Take the story for example. The film’s own IMDb summary reads:

“The Stud spends his nights hustling neon-lit streets. He gets picked up by a john with a fetish for branding and begins to realize it’s not just another night on the town. When the john invites him to join a cult, the Stud must decide to go back to the street or start a new life in leather.”

This, for better or for worse, describes our film nicely. The problem is that this is not a particularly original or particularly complex or particularly interesting story. In fact I’m willing to bet that every single person reading this could imagine a movie in their head using that plot and come out with something just as good as this film. I mean, come on… “Bad boy being recruited by even worse people to commit acts of violence.” This is as common of a trope as “Country girl comes to the big city to make a name for herself in show business.”

However, the problem I’m having here goes beyond that. I’ve reviewed the other shorts in the experimental category, and I could have said the similar-ish things about the ones that I liked as well. So, it’s more than not “fitting” within the category, and it’s more than the story being a bit simple or well worn. Those would be ridiculous reasons to dislike a movie anyway. No, this dislike comes from a more primal place.

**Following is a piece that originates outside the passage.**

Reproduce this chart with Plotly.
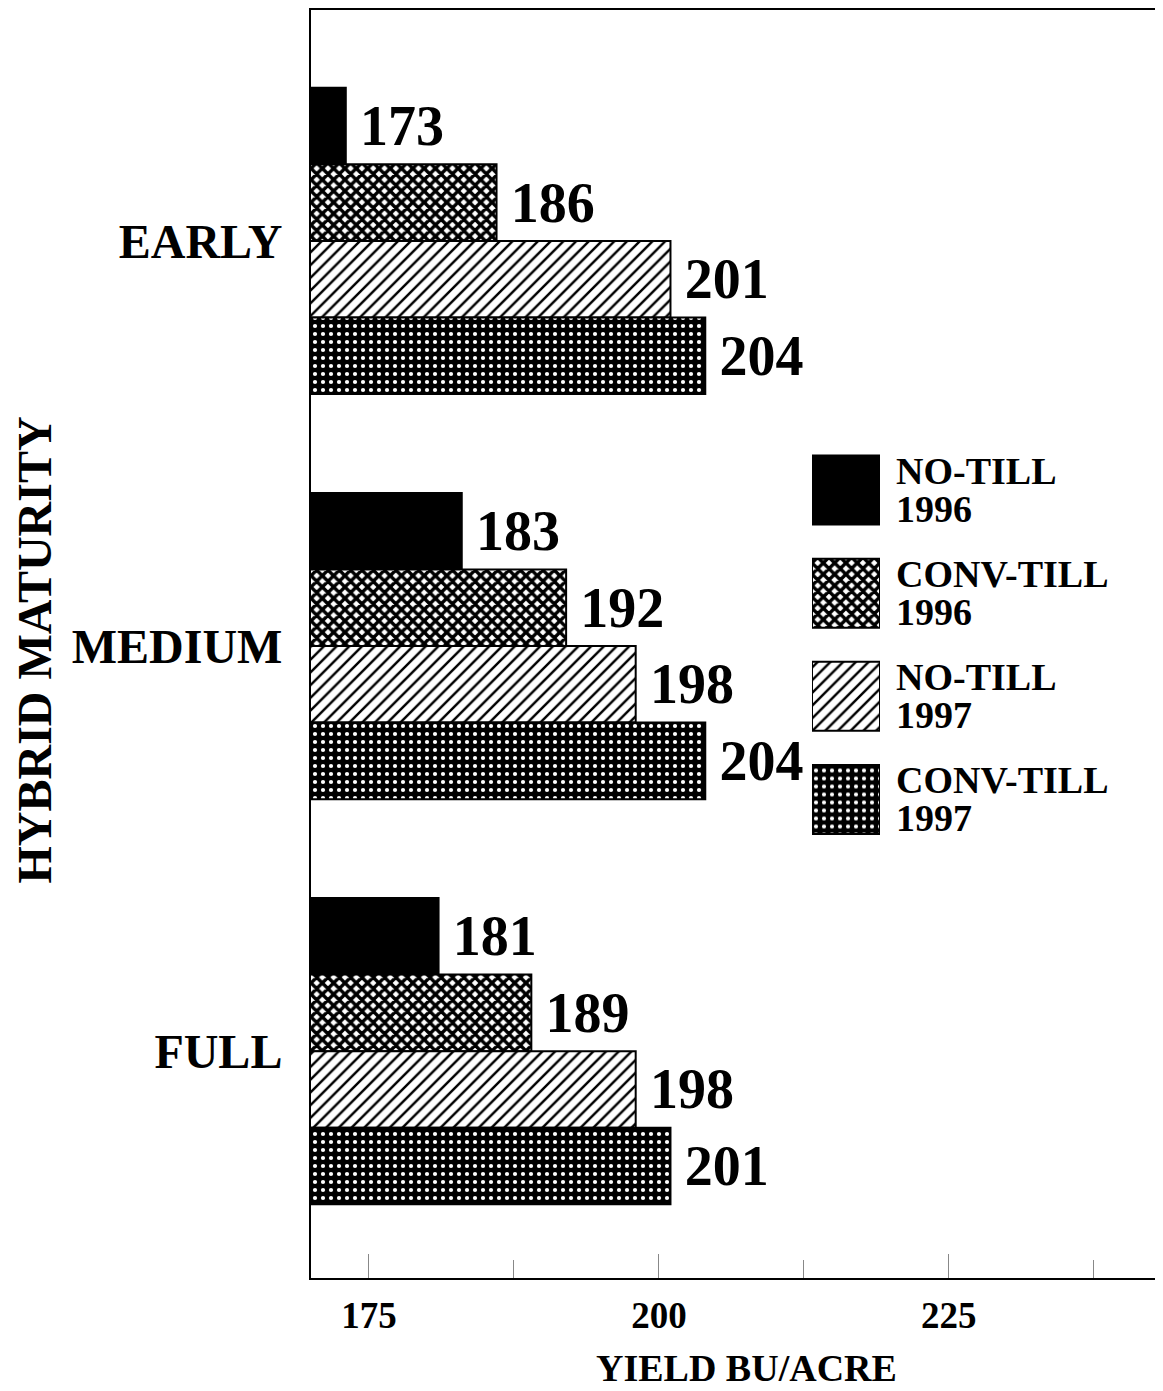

Wait… First, let me praise it a little before I go on. It’s just not fair to trash someone’s work without showing that I could see some good in it as well. So here goes:

Rough Trade is well shot and acted. It’s done with a certain style in a professional manner. It doesn’t look or feel cheap, not once. The cast all perform excellently. It’s also fairly fast paced and it doesn’t lag. The visuals at least catch your eye, and the sound does provide for a nice thick atmosphere at times.

So this film has some not insignificant qualities going for it. Yet, even as I say this, it grates the hell out of me. I think it’s because the filmmakers are going for a hardcore art/porn thing, and those never work. The movies that are made that way always end up too smutty to be good art, and too artistic to be good smut.

Rough Trade, with its running time of less than twenty minutes, is probably the best version of the art/porn concept possible. The smut is greatly reduced and I can see the art a lot more clearly. It still doesn’t quite work, but it works a hell of lot better than it would have if it had been ninety minutes long. So it’s got that going for it.